Poland v Russia: gripping football, sickening violence

Poland v Russia fans clash

An absorbing encounter between the Euro 2012 rivals was marred by riots between their fans in Warsaw

BY Bill Mann LAST UPDATED AT 08:52 ON Wed 13 Jun 2012

A STUNNING strike from Jakub Blaszczykowski secured a share of the points for Poland against Russia in an absorbing Group A encounter last night, but the match was overshadowed by violent clashes beforehand between football hooligans.

The trouble started as an estimated 5,000 Russian fans marched through Warsaw in celebration of their national day, June 12, which marks the declaration of state sovereignty from the old Soviet Union.

Many Poles saw the march as provocative, given the fraught history between the two nations, and there were chants of, "Hit the red trash with a hammer and a sickle", as the Russians moved through the city centre.

One group of Poles carried a banner proclaiming: "Polish President murdered in Russia," a reference to the plane crash two years ago that killed president Lech Kaczynski and several high-ranking Polish military figures.

An inquiry later blamed the crash on thick fog, although that hasn’t stopped the conspiracy theorists believing Russia was to blame.

As fighting broke out (see video below), riot police were quickly on the scene and amid vicious scuffles, over 120 people were arrested. Eventually police restored order using tear gas, water cannon and plastic bullets, but a dozen people were injured. In one of the worst incidents a gang of 50 Polish hooligans ambushed a group of Russians in a Warsaw café.

The match itself passed off peacefully, although the atmosphere in the National Stadium was electric as Poland strove to keep alive their hopes of qualifying for the quarter-final. Having drawn their opening game with Greece, the co-hosts knew defeat to Russia (who beat the Czech Republic 4-1 in their first game) would end their ambitions.

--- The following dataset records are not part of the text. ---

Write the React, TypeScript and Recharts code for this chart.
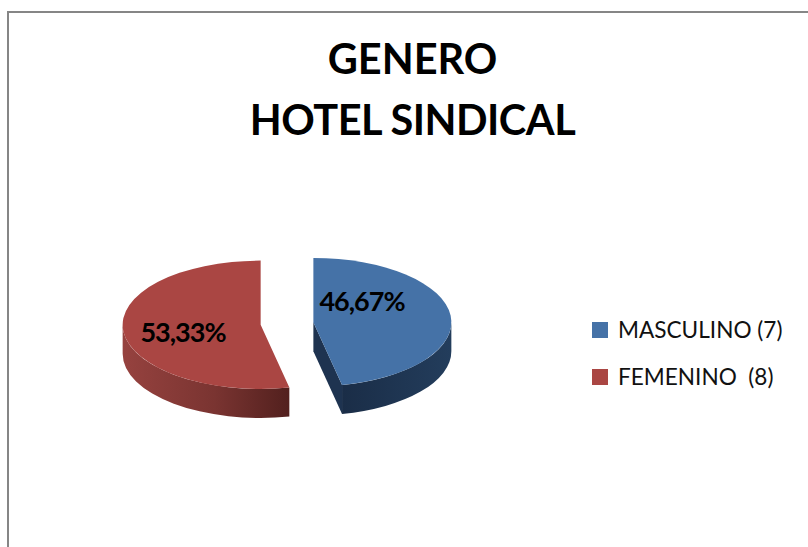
import { PieChart, Pie, Cell, Legend } from "recharts";

const categories = ["MASCULINO", "FEMENINO"];
const values = [7, 8];
const legendLabels = ["MASCULINO (7)", "FEMENINO  (8)"];
const colors = ["#4572A7", "#AA4643"];
const titleLines = ["GENERO", "HOTEL SINDICAL"];

const data = categories.map((name, i) => ({ name, value: values[i], fill: colors[i] }));

const RAD = Math.PI / 180;
const SQUASH = 0.465;
const DEPTH = 29;
const EXPLODE = 26.5;
const FONT = "Lato, 'Open Sans', sans-serif";

// 3D look: flatten the sector the library hands us and extrude the front edge
function Slice3D(props: any) {
  const { cx, cy, outerRadius: r, startAngle, endAngle, index, fill } = props;
  const mid = ((startAngle + endAngle) / 2) * RAD;
  const ox = EXPLODE * Math.cos(mid);
  const oy = -EXPLODE * Math.sin(mid) * SQUASH;
  const ry = r * SQUASH;
  const pt = (a: number, d = 0) =>
    `${cx + ox + r * Math.cos(a * RAD)} ${cy + oy - ry * Math.sin(a * RAD) + d}`;
  const large = Math.abs(startAngle - endAngle) > 180 ? 1 : 0;
  const center = (d = 0) => `${cx + ox} ${cy + oy + d}`;

  const a1 = Math.min(startAngle, 0);
  const a2 = Math.max(endAngle, -180);
  const isRight = ox > 0;
  const gid = `wall-${index}`;

  return (
    <g>
      <defs>
        <linearGradient id={gid} x1="0" y1="0" x2="1" y2="0">
          {isRight ? (
            <>
              <stop offset="0%" stopColor="#1a2d47" />
              <stop offset="100%" stopColor="#233d5c" />
            </>
          ) : (
            <>
              <stop offset="0%" stopColor="#96423f" />
              <stop offset="55%" stopColor="#7a3431" />
              <stop offset="100%" stopColor="#52201e" />
            </>
          )}
        </linearGradient>
      </defs>
      <path
        d={`M${pt(a1)} A${r} ${ry} 0 0 1 ${pt(a2)} L${pt(a2, DEPTH)} A${r} ${ry} 0 0 0 ${pt(a1, DEPTH)} Z`}
        fill={`url(#${gid})`}
      />
      {isRight && (
        <path
          d={`M${center()} L${pt(endAngle)} L${pt(endAngle, DEPTH)} L${center(DEPTH)} Z`}
          fill="#1e3350"
        />
      )}
      <path d={`M${center()} L${pt(startAngle)} A${r} ${ry} 0 ${large} 1 ${pt(endAngle)} Z`} fill={fill} />
    </g>
  );
}

const labelOffsets = [
  { dx: 75, dy: -23 },
  { dx: -104, dy: 8 },
];

function PercentLabel(props: any) {
  const { cx, cy, index, percent } = props;
  const off = labelOffsets[index];
  return (
    <text
      x={cx + off.dx}
      y={cy + off.dy}
      textAnchor="middle"
      dominantBaseline="central"
      fontFamily={FONT}
      fontWeight={700}
      fontSize={27}
      letterSpacing={-1}
      fill="#000"
    >
      {(percent * 100).toFixed(2).replace(".", ",") + "%"}
    </text>
  );
}

function SideLegend() {
  return (
    <div style={{ fontFamily: FONT, fontSize: 22.6, color: "#111" }}>
      {legendLabels.map((label, i) => (
        <div key={label} style={{ display: "flex", alignItems: "center", height: 47, whiteSpace: "pre" }}>
          <span style={{ width: 16, height: 16, background: colors[i], marginRight: 10 }} />
          {label}
        </div>
      ))}
    </div>
  );
}

export default function App() {
  return (
    <div style={{ position: "absolute", left: 0, top: 0, width: 808, height: 547, background: "#fff", overflow: "hidden" }}>
      <div style={{ position: "absolute", left: 7, top: 11, width: 801, height: 536, borderLeft: "2px solid #868686", borderTop: "2px solid #868686" }} />
      <PieChart
        width={808}
        height={547}
        margin={{ top: 0, right: 0, bottom: 0, left: 0 }}
        style={{ position: "absolute", left: 0, top: 0 }}
      >
        <text x={412.5} y={74} textAnchor="middle" fontFamily={FONT} fontWeight={700} fontSize={41.5} fill="#000">
          {titleLines[0]}
        </text>
        <text x={412.5} y={135} textAnchor="middle" fontFamily={FONT} fontWeight={700} fontSize={41.5} letterSpacing={-0.5} fill="#000">
          {titleLines[1]}
        </text>
        <Pie
          data={data}
          dataKey="value"
          nameKey="name"
          cx={287}
          cy={323.5}
          outerRadius={138}
          startAngle={90}
          endAngle={-270}
          stroke="none"
          shape={Slice3D}
          label={PercentLabel}
          labelLine={false}
          isAnimationActive={false}
        >
          {data.map((d) => (
            <Cell key={d.name} fill={d.fill} />
          ))}
        </Pie>
        <Legend
          content={<SideLegend />}
          wrapperStyle={{ position: "absolute", left: 592, top: 306, width: 216, bottom: "auto" }}
        />
      </PieChart>
    </div>
  );
}
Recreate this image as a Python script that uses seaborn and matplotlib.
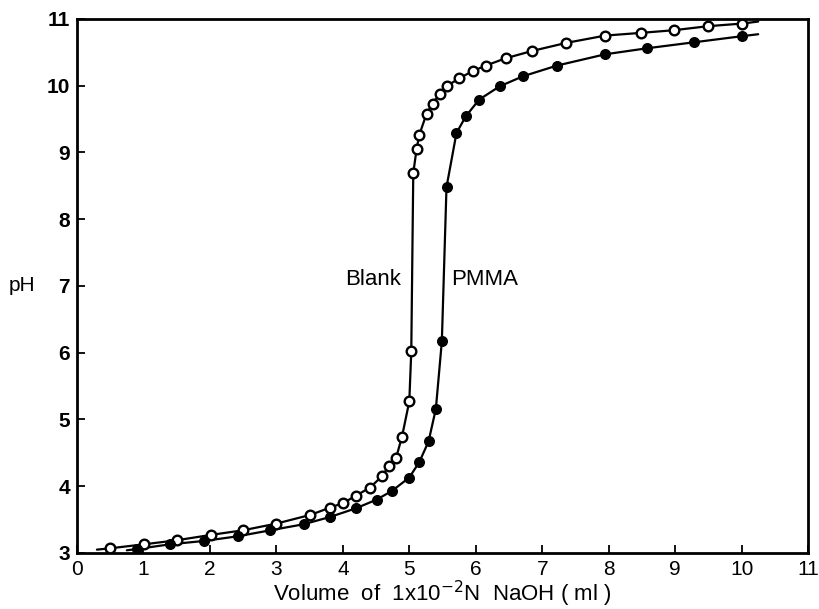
import matplotlib
matplotlib.use("Agg")
import matplotlib.pyplot as plt
import seaborn as sns
import pandas as pd

# Blank (open circles)
blank_vol = [0.5, 1.01, 1.5, 2.01, 2.5, 3.0, 3.51, 3.81, 4.01, 4.2, 4.41, 4.59, 4.69, 4.8, 4.89,
             5.0, 5.03, 5.06, 5.11, 5.15, 5.26, 5.35, 5.46, 5.56, 5.75, 5.96, 6.15, 6.45, 6.85,
             7.36, 7.95, 8.48, 8.98, 9.49, 10.01]
blank_ph = [3.07, 3.13, 3.19, 3.27, 3.34, 3.44, 3.57, 3.68, 3.75, 3.86, 3.98, 4.15, 4.3, 4.42, 4.74,
            5.27, 6.02, 8.69, 9.05, 9.26, 9.58, 9.73, 9.88, 9.99, 10.11, 10.22, 10.3, 10.41, 10.52,
            10.64, 10.75, 10.79, 10.83, 10.89, 10.93]
blank_curve_start = (0.3, 3.05)
blank_curve_end = (10.25, 10.96)

# PMMA (filled circles)
pmma_vol = [0.91, 1.4, 1.91, 2.42, 2.91, 3.41, 3.81, 4.2, 4.51, 4.74, 5.0, 5.15, 5.29, 5.4, 5.49,
            5.56, 5.71, 5.85, 6.05, 6.36, 6.71, 7.22, 7.95, 8.58, 9.29, 10.0]
pmma_ph = [3.06, 3.13, 3.18, 3.25, 3.34, 3.43, 3.54, 3.67, 3.8, 3.93, 4.13, 4.36, 4.67, 5.16, 6.17,
           8.48, 9.29, 9.54, 9.79, 9.99, 10.14, 10.3, 10.47, 10.56, 10.65, 10.74]
pmma_curve_start = (0.75, 3.04)
pmma_curve_end = (10.25, 10.77)

x_ticks = list(range(0, 12))
y_ticks = list(range(3, 12))

sns.set_style("ticks")
plt.rcParams['font.family'] = ['Liberation Sans', 'DejaVu Sans']
plt.rcParams['text.color'] = 'black'
plt.rcParams['axes.labelcolor'] = 'black'

fig = plt.figure(figsize=(8.2, 6.09), dpi=100)
ax = fig.add_axes([0.0939, 0.092, 0.8915, 0.877])

def curve(vol, ph, start, end):
    return pd.DataFrame({"vol": [start[0]] + vol + [end[0]],
                         "ph": [start[1]] + ph + [end[1]]})

blank_line = curve(blank_vol, blank_ph, blank_curve_start, blank_curve_end)
pmma_line = curve(pmma_vol, pmma_ph, pmma_curve_start, pmma_curve_end)

sns.lineplot(data=blank_line, x="vol", y="ph", sort=False, color="black", lw=1.6, ax=ax, zorder=2)
sns.lineplot(data=pmma_line, x="vol", y="ph", sort=False, color="black", lw=1.6, ax=ax, zorder=2)

blank_df = pd.DataFrame({"vol": blank_vol, "ph": blank_ph})
pmma_df = pd.DataFrame({"vol": pmma_vol, "ph": pmma_ph})
sns.scatterplot(data=blank_df, x="vol", y="ph", marker="o", s=48, facecolor="white",
                edgecolor="black", linewidth=1.7, ax=ax, zorder=3)
sns.scatterplot(data=pmma_df, x="vol", y="ph", marker="o", s=48, color="black",
                edgecolor="black", linewidth=1.0, ax=ax, zorder=3)

ax.set_xlim(0, 11)
ax.set_ylim(3, 11)
ax.set_xticks(x_ticks)
ax.set_yticks(y_ticks)
ax.set_xticklabels([str(t) for t in x_ticks], fontsize=15)
ax.set_yticklabels([str(t) for t in y_ticks], fontsize=15, fontweight="bold")
ax.tick_params(direction="in", length=6, width=1.3, pad=5, colors="black")
for sp in ax.spines.values():
    sp.set_visible(True)
    sp.set_linewidth(2.0)
    sp.set_color("black")

ax.set_xlabel("Volume  of  1x10$^{-2}$N  NaOH ( ml )", fontsize=16, labelpad=0)
ax.set_ylabel("pH", fontsize=15, rotation=0, va="center")
ax.yaxis.set_label_coords(-0.075, 0.5)

ax.text(4.45, 7.09, "Blank", fontsize=16, ha="center", va="center")
ax.text(6.13, 7.09, "PMMA", fontsize=16, ha="center", va="center")

fig.savefig("out.png", dpi=100)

In an entertaining encounter, Russia took the lead on 37 minutes when Alan Dzagoev glanced in Andrey Arshavin's inswinging free-kick. Poland, who’d had a goal disallowed for offside early in the first half, had to wait until 12 minutes after the break for the equaliser.

Collecting the ball on the right flank, captain Blaszczykowski cut inside and unleashed a stunning strike from 25 yards that flew into the top corner of the Russian net.

“It is getting better and better,” said Poland coach Franciszek Smuda later. “Today's match proved that we are good enough to win against the Czech Republic. Our team can see that we have a chance of reaching the knockout stage and we will do everything we can to use that chance.”

With the Czechs having beaten Greece 2-1 earlier in the day, Poland know that they must win their final match on Saturday to progress to the last eight. A draw for Russia against Greece on the same day could be enough to see them through to the quarters, but a win will ensure they finish as group winners.